▶ **Items from a data source**
######

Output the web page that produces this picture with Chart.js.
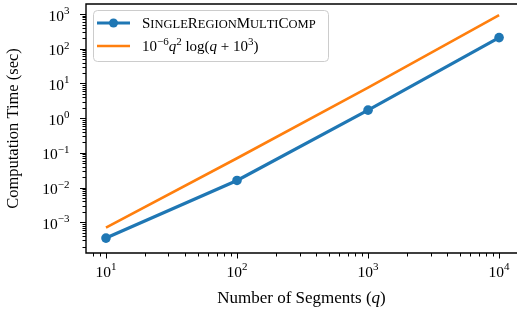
<!DOCTYPE html>
<html>
<head>
<meta charset="utf-8">
<script src="https://cdn.jsdelivr.net/npm/chart.js@4"></script>
<style>
html, body { margin: 0; padding: 0; background: #fff; }
#wrap { width: 517px; height: 309px; }
</style>
</head>
<body>
<div id="wrap"><canvas id="chart" width="517" height="309"></canvas></div>
<script>
// Data
const segments = [10, 100, 1000, 10000];
const singleRegionTimes = [3.5e-4, 1.6e-2, 1.7, 210];
const boundTimes = [7.0e-4, 7.0e-2, 7.6, 930];
const xTickValues = [10, 100, 1000, 10000];
const yTickValues = [1e-3, 1e-2, 1e-1, 1, 10, 100, 1000];
const xRange = [7.04, 13700];
const yRange = [1.3e-4, 1950];

const FONT = "'Liberation Serif', 'DejaVu Serif', serif";
const BLUE = '#1f77b4';
const ORANGE = '#ff7f0e';
const TICK_PX = 15.5;
const SUP_PX = 11;

function toPoints(xs, ys) {
    return xs.map((x, i) => ({ x: x, y: ys[i] }));
}

function expLabel(v) {
    const e = Math.round(Math.log10(v));
    return e < 0 ? '\u2212' + Math.abs(e) : String(e);
}

function minorValues(range) {
    const out = [];
    const lo = Math.floor(Math.log10(range[0]));
    const hi = Math.ceil(Math.log10(range[1]));
    for (let d = lo; d <= hi; d++) {
        for (let m = 2; m <= 9; m++) {
            const v = m * Math.pow(10, d);
            if (v >= range[0] && v <= range[1]) out.push(v);
        }
    }
    return out;
}

// pieces of mixed text: [text, size, style, raise]
function measurePieces(ctx, pieces) {
    let w = 0;
    pieces.forEach(p => {
        ctx.font = (p[2] || '') + ' ' + p[1] + 'px ' + FONT;
        w += ctx.measureText(p[0]).width;
    });
    return w;
}

function drawPieces(ctx, pieces, x, baseline) {
    ctx.textAlign = 'left';
    ctx.textBaseline = 'alphabetic';
    let cx = x;
    pieces.forEach(p => {
        ctx.font = (p[2] || '') + ' ' + p[1] + 'px ' + FONT;
        ctx.fillText(p[0], cx, baseline - (p[3] || 0));
        cx += ctx.measureText(p[0]).width;
    });
}

function powPieces(v) {
    return [['10', TICK_PX], [expLabel(v), SUP_PX, '', 6.5]];
}

// fake small caps like LaTeX \textsc
function smallCaps(text, big, small) {
    return text.split('').map(ch => ch === ch.toUpperCase()
        ? [ch, big] : [ch.toUpperCase(), small]);
}

const axesPlugin = {
    id: 'axesPlugin',
    afterDraw(chart) {
        const ctx = chart.ctx;
        const a = chart.chartArea;
        const xs = chart.scales.x;
        const ys = chart.scales.y;
        ctx.save();
        ctx.fillStyle = '#000';
        ctx.strokeStyle = '#000';

        // ticks
        ctx.lineWidth = 1;
        ctx.beginPath();
        xTickValues.forEach(v => {
            const px = Math.round(xs.getPixelForValue(v)) + 0.5;
            ctx.moveTo(px, a.bottom); ctx.lineTo(px, a.bottom + 5.5);
        });
        minorValues(xRange).forEach(v => {
            const px = Math.round(xs.getPixelForValue(v)) + 0.5;
            ctx.moveTo(px, a.bottom); ctx.lineTo(px, a.bottom + 3.5);
        });
        yTickValues.forEach(v => {
            const py = Math.round(ys.getPixelForValue(v)) + 0.5;
            ctx.moveTo(a.left, py); ctx.lineTo(a.left - 6, py);
        });
        minorValues(yRange).forEach(v => {
            const py = Math.round(ys.getPixelForValue(v)) + 0.5;
            ctx.moveTo(a.left, py); ctx.lineTo(a.left - 3.5, py);
        });
        ctx.stroke();

        // spines (right one falls outside the picture)
        ctx.lineWidth = 1.4;
        ctx.beginPath();
        ctx.moveTo(a.right + 2, a.top);
        ctx.lineTo(a.left, a.top);
        ctx.lineTo(a.left, a.bottom);
        ctx.lineTo(a.right + 2, a.bottom);
        ctx.stroke();

        // tick labels
        xTickValues.forEach(v => {
            const px = xs.getPixelForValue(v);
            const p = powPieces(v);
            const w = measurePieces(ctx, p);
            drawPieces(ctx, p, px - w / 2, a.bottom + 23.5);
        });
        yTickValues.forEach(v => {
            const py = ys.getPixelForValue(v);
            const p = powPieces(v);
            const w = measurePieces(ctx, p);
            drawPieces(ctx, p, 69.5 - w, py + 6.5);
        });

        // axis titles
        const xt = [['Number of Segments (', 17], ['q', 17, 'italic'], [')', 17]];
        const tw = measurePieces(ctx, xt);
        drawPieces(ctx, xt, (86 + 517) / 2 - tw / 2, 303);

        ctx.save();
        ctx.translate(18, (a.top + a.bottom) / 2);
        ctx.rotate(-Math.PI / 2);
        ctx.font = '16.5px ' + FONT;
        ctx.textAlign = 'center';
        ctx.textBaseline = 'alphabetic';
        ctx.fillText('Computation Time (sec)', 0, 0);
        ctx.restore();

        // legend
        const lx = 93, ly = 10, lw = 235, lh = 51;
        ctx.beginPath();
        ctx.roundRect(lx + 0.5, ly + 0.5, lw, lh, 4);
        ctx.fillStyle = 'rgba(255,255,255,0.8)';
        ctx.fill();
        ctx.strokeStyle = '#cccccc';
        ctx.lineWidth = 1;
        ctx.stroke();

        ctx.lineCap = 'butt';
        ctx.strokeStyle = BLUE;
        ctx.lineWidth = 3;
        ctx.beginPath(); ctx.moveTo(97, 23); ctx.lineTo(130, 23); ctx.stroke();
        ctx.fillStyle = BLUE;
        ctx.beginPath(); ctx.arc(113.5, 23, 4.5, 0, Math.PI * 2); ctx.fill();

        ctx.strokeStyle = ORANGE;
        ctx.lineWidth = 2.5;
        ctx.beginPath(); ctx.moveTo(97, 46); ctx.lineTo(130, 46); ctx.stroke();

        ctx.fillStyle = '#000';
        drawPieces(ctx, smallCaps('SingleRegionMultiComp', 15, 12.5), 142, 28);

        drawPieces(ctx, [
            ['10', 15], ['\u22126', 11, '', 6], ['q', 15, 'italic'], ['2', 11, '', 6],
            [' log(', 15], ['q', 15, 'italic'], [' + 10', 15], ['3', 11, '', 6], [')', 15]
        ], 142, 51);

        ctx.restore();
    }
};

const chart = new Chart(document.getElementById('chart').getContext('2d'), {
    type: 'line',
    data: {
        datasets: [{
            label: 'SingleRegionMultiComp',
            data: toPoints(segments, singleRegionTimes),
            borderColor: BLUE,
            backgroundColor: BLUE,
            borderWidth: 3.2,
            pointRadius: 4.8,
            pointHoverRadius: 4.8,
            pointBorderWidth: 0,
            tension: 0
        }, {
            label: '1e-6 q^2 log(q+1e3)',
            data: toPoints(segments, boundTimes),
            borderColor: ORANGE,
            backgroundColor: ORANGE,
            borderWidth: 2.6,
            pointRadius: 0,
            tension: 0
        }]
    },
    options: {
        responsive: false,
        animation: false,
        devicePixelRatio: 1,
        layout: { autoPadding: false, padding: { left: 0, top: 4, right: 0, bottom: 0 } },
        plugins: {
            legend: { display: false },
            tooltip: { enabled: false }
        },
        scales: {
            x: {
                type: 'logarithmic',
                min: xRange[0],
                max: xRange[1],
                grid: { display: false },
                border: { display: false },
                ticks: { display: false },
                afterFit: (s) => { s.height = 56; }
            },
            y: {
                type: 'logarithmic',
                min: yRange[0],
                max: yRange[1],
                grid: { display: false },
                border: { display: false },
                ticks: { display: false },
                afterFit: (s) => { s.width = 86; }
            }
        }
    },
    plugins: [axesPlugin]
});
</script>
</body>
</html>
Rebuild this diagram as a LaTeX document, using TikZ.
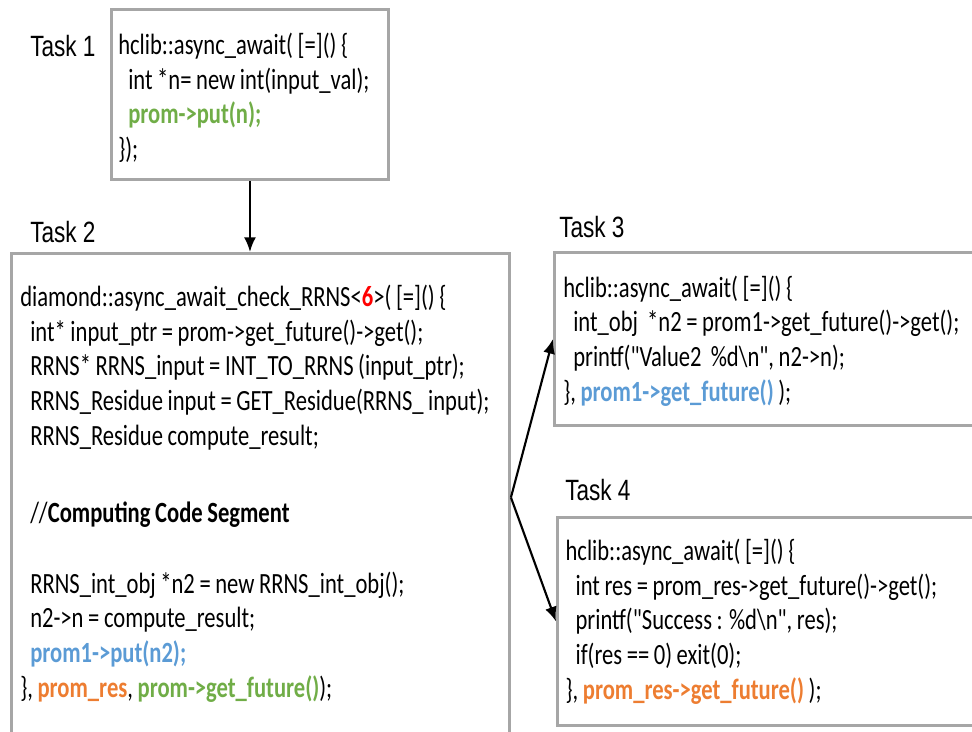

######

▶ **Objective**
Find the word "document" in the entries above and gather every line that holds it.

▶ **In response**
const chart = new Chart(document.getElementById('chart').getContext('2d'), {
Rebuild this diagram as a LaTeX document, using TikZ.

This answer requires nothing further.